If you're unlucky, eating a poppy seed bagel before a drug test could cost you a job, which is why a UK-based company is launching a poppy seed blend that contains a low morphine content.
FDL, a company that supplies specialist ingredients to the food, beverage, fragrance, and chemical industries, is intent on helping the increasing number of employees who have to take drug tests to get or keep their jobs. Their new low-morphine poppy seeds promise to keep residual morphine levels below 20 parts per million—far below the 900 parts per million found in traditional poppy seeds. Bring on the lox and onions!
This problem with poppy seeds is well known, but it was highlighted last month when veteran British TV presenter Angela Rippon tested positive for morphine after eating a loaf of poppy seed bread and a poppy seed bagel in the course of a three-day period. Rippon launched her experiment after a contributor to her show, Rip Off Britain: Food, told Rippon that he had been fired from his job for failing a routine drug test and had absolutely no idea why—until he realised it must have been his breakfast: some poppyseed bread.

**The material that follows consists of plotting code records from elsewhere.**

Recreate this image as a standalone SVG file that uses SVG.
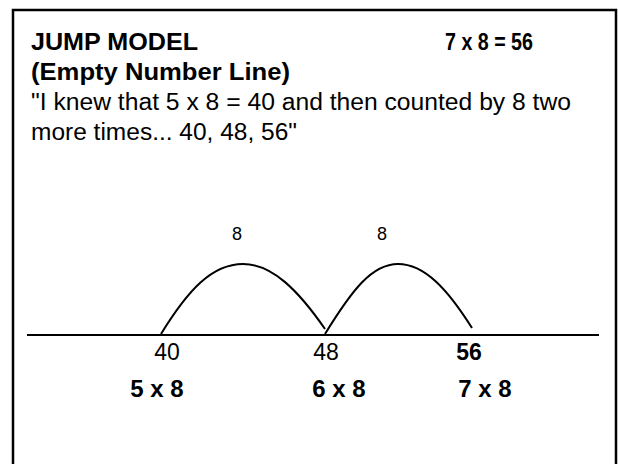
<svg xmlns="http://www.w3.org/2000/svg" width="618" height="464" viewBox="0 0 618 464">
<style>
text{font-family:"Liberation Sans",Arial,sans-serif;fill:#000}
.b{font-weight:bold}
.t{font-size:24px}
.q{font-size:23px}
.s{font-size:18px}
.n{font-size:23px;text-anchor:middle}
.m{font-size:24px;font-weight:bold;text-anchor:middle}
.arc{fill:none;stroke:#000;stroke-width:2}
</style>
<rect width="618" height="464" fill="#fff"/>
<path d="M13,470 V10 H616 V470" fill="none" stroke="#000" stroke-width="2.5"/>
<g id="header">
<text class="t b" x="31" y="50" textLength="167" lengthAdjust="spacingAndGlyphs">JUMP MODEL</text>
<text class="t b" x="445" y="50" textLength="88" lengthAdjust="spacingAndGlyphs">7 x 8 = 56</text>
<text class="t b" x="31" y="80" textLength="259" lengthAdjust="spacingAndGlyphs">(Empty Number Line)</text>
<text class="q" x="31" y="110" textLength="540" lengthAdjust="spacingAndGlyphs">"I knew that 5 x 8 = 40 and then counted by 8 two</text>
<text class="q" x="31" y="140" textLength="266" lengthAdjust="spacingAndGlyphs">more times... 40, 48, 56"</text>
</g>
<g id="number-line">
<line x1="27" y1="335" x2="599" y2="335" stroke="#000" stroke-width="2"/>
</g>
<g id="connectors">
<path class="arc" d="M161,334 C188,290 212,264 243,264 C272,264 298,290 325,329"/>
<path class="arc" d="M325,334 C352,290 372,264 398,264 C425,264 448,290 472,328"/>
</g>
<g id="jump1"><text class="s" x="237" y="240" text-anchor="middle">8</text></g>
<g id="jump2"><text class="s" x="382" y="240" text-anchor="middle">8</text></g>
<g id="p40">
<text class="n" x="167" y="360">40</text>
<text class="m" x="157" y="397">5 x 8</text>
</g>
<g id="p48">
<text class="n" x="326" y="360">48</text>
<text class="m" x="339" y="397">6 x 8</text>
</g>
<g id="p56">
<text class="n b" x="469" y="360">56</text>
<text class="m" x="485" y="397">7 x 8</text>
</g>
</svg>
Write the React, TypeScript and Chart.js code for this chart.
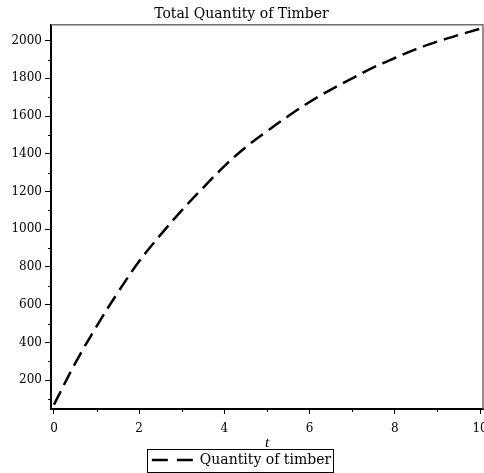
import React, { useEffect, useRef } from 'react';
import { Chart, registerables } from 'chart.js';

Chart.register(...registerables);

// Data
const tValues = [0, 0.5, 1, 1.5, 2, 2.5, 3, 3.5, 4, 4.5, 5, 5.5, 6, 6.5, 7, 7.5, 8, 8.5, 9, 9.5, 10];
const quantity = [70, 290, 485, 665, 830, 970, 1100, 1220, 1335, 1435, 1520, 1600, 1675, 1740, 1800, 1858, 1908, 1955, 1995, 2030, 2063];
const yMajorTicks = [200, 400, 600, 800, 1000, 1200, 1400, 1600, 1800, 2000];
const xMajorTicks = [0, 2, 4, 6, 8, 10];

const chartTitle = 'Total Quantity of Timber';
const seriesLabel = 'Quantity of timber';
const xAxisTitle = 't';

const SERIF = '"DejaVu Serif", "Liberation Serif", serif';
const ITALIC_SERIF = '"Liberation Serif", "Times New Roman", serif';

const framePlugin = {
  id: 'frameAndExtras',
  afterDraw(chart: any) {
    const { ctx, chartArea: a } = chart;
    ctx.save();
    // top & right frame lines
    ctx.strokeStyle = '#6e6e6e';
    ctx.lineWidth = 1.5;
    ctx.beginPath();
    ctx.moveTo(a.left, a.top);
    ctx.lineTo(a.right, a.top);
    ctx.lineTo(a.right, a.bottom);
    ctx.stroke();

    // minor ticks
    ctx.strokeStyle = '#000';
    ctx.lineWidth = 1;
    const ys = chart.scales.y;
    ys.ticks.forEach((t: any) => {
      if (!yMajorTicks.includes(t.value)) {
        const py = Math.round(ys.getPixelForValue(t.value)) + 0.5;
        ctx.beginPath();
        ctx.moveTo(a.left - 3, py);
        ctx.lineTo(a.left, py);
        ctx.stroke();
      }
    });
    const xs = chart.scales.x;
    xs.ticks.forEach((t: any) => {
      if (!xMajorTicks.includes(t.value)) {
        const px = Math.round(xs.getPixelForValue(t.value)) + 0.5;
        ctx.beginPath();
        ctx.moveTo(px, a.bottom);
        ctx.lineTo(px, a.bottom + 3);
        ctx.stroke();
      }
    });

    // legend border
    const hb = chart.legend?.legendHitBoxes?.[0];
    if (hb) {
      ctx.strokeStyle = '#000';
      ctx.lineWidth = 1;
      ctx.strokeRect(
        Math.round(hb.left - 5) + 0.5,
        Math.round(hb.top - 4) + 0.5,
        Math.round(hb.width + 7),
        Math.round(hb.height + 9)
      );
    }
    ctx.restore();
  },
};

export default function App() {
  const canvasRef = useRef<HTMLCanvasElement | null>(null);

  useEffect(() => {
    document.body.style.margin = '0';
    const canvas = canvasRef.current;
    if (!canvas) return;
    const chart = new Chart(canvas, {
      type: 'line',
      data: {
        datasets: [
          {
            label: seriesLabel,
            data: tValues.map((t, i) => ({ x: t, y: quantity[i] })),
            borderColor: '#000',
            backgroundColor: '#000',
            borderWidth: 2.5,
            borderDash: [15, 7],
            pointRadius: 0,
            tension: 0.4,
            fill: false,
          },
        ],
      },
      options: {
        animation: false,
        responsive: true,
        maintainAspectRatio: false,
        layout: { padding: { left: 0, right: 1, top: 0, bottom: -4 } },
        plugins: {
          title: {
            display: true,
            text: chartTitle,
            color: '#000',
            font: { family: SERIF, size: 14, weight: 'normal' },
            padding: { top: 6, bottom: 2 },
          },
          legend: {
            display: true,
            position: 'bottom',
            labels: {
              color: '#000',
              font: { family: SERIF, size: 14 },
              usePointStyle: true,
              pointStyle: 'line',
              pointStyleWidth: 41,
              padding: 1,
              generateLabels: (chart: any) => {
                const items = Chart.defaults.plugins.legend.labels.generateLabels(chart);
                return items.map((it: any) => ({ ...it, lineDash: [16, 9], lineWidth: 2.5 }));
              },
            },
          },
          tooltip: { enabled: false },
        },
        scales: {
          x: {
            type: 'linear',
            min: -0.07,
            max: 10.07,
            title: {
              display: true,
              text: xAxisTitle,
              color: '#000',
              font: { family: ITALIC_SERIF, size: 15, style: 'italic' },
              padding: { top: 0, bottom: 0 },
            },
            ticks: {
              stepSize: 1,
              includeBounds: false,
              color: '#000',
              font: { family: SERIF, size: 12 },
              padding: 8,
              maxRotation: 0,
              autoSkip: false,
              callback: (v: any) => (xMajorTicks.includes(Number(v)) ? String(v) : ''),
            },
            grid: {
              drawOnChartArea: false,
              tickLength: 5,
              tickColor: (c: any) => (xMajorTicks.includes(c.tick?.value) ? '#000' : 'rgba(0,0,0,0)'),
            },
            border: { display: true, color: '#000', width: 2 },
            afterFit: (s: any) => {
              s.height = 43;
              s.paddingRight = 0;
              s.paddingLeft = 0;
            },
          },
          y: {
            type: 'linear',
            min: 47,
            max: 2084,
            ticks: {
              stepSize: 100,
              includeBounds: false,
              color: '#000',
              font: { family: SERIF, size: 12 },
              padding: 3,
              autoSkip: false,
              callback: (v: any) => (yMajorTicks.includes(Number(v)) ? String(v) : ''),
            },
            grid: {
              drawOnChartArea: false,
              tickLength: 6,
              tickColor: (c: any) => (yMajorTicks.includes(c.tick?.value) ? '#000' : 'rgba(0,0,0,0)'),
            },
            border: { display: true, color: '#000', width: 2 },
            afterFit: (s: any) => {
              s.width = 51;
            },
          },
        },
      },
      plugins: [framePlugin],
    });
    return () => chart.destroy();
  }, []);

  return (
    <div style={{ position: 'fixed', left: 0, top: 0, width: 484, height: 473 }}>
      <canvas ref={canvasRef} />
    </div>
  );
}
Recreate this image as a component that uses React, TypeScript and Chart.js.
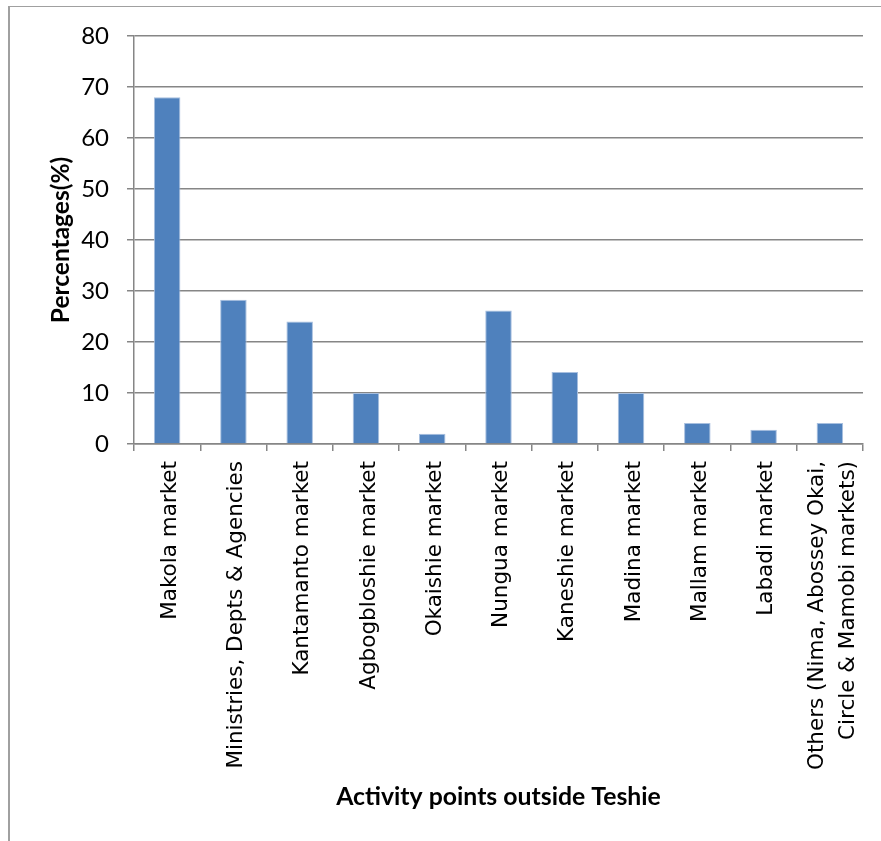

Obviously, Rippon's contributor is not a Seinfeld fan, because as Elaine explained in an episode of the iconic show, the presence of morphine, a derivative of opium, can be found in the urine of those who indulge in poppy seeds, which are often added to breads and muffins.
Professor Atholl Johnston, a toxicology expert at Queen Mary University, told Rippon that eating traditional poppy seeds before a drug test is risky: "The amount of morphine in a poppy seed will vary quite considerably depending on when and where it was harvested. In fact, when tests have been done there's about a 600-fold variation in the amount of morphine in poppy seeds."
FDL wants to change all that by creating its controlled, low-morphine seeds. Gareth Elwin, a division director at FDL, told FoodNavigator that a recent rise in people testing positive for heroin after consuming poppy seeds is posing a problem for bread companies. "For the baking companies, they have been concerned about this for a while because it has the potential to have a negative impact on their brand image," Elwin explained. FDL says it has already signed a deal with one of the UK's big bread companies to start using its new poppy seed blend.
MUNCHIES reached out to FDL for comment, but has yet to hear back.
Rest easy, poppy seed lovers: It looks as though a day will come soon when hamantashen, germknödel, and kołacz can be enjoyed by both the unemployed and jobseekers alike.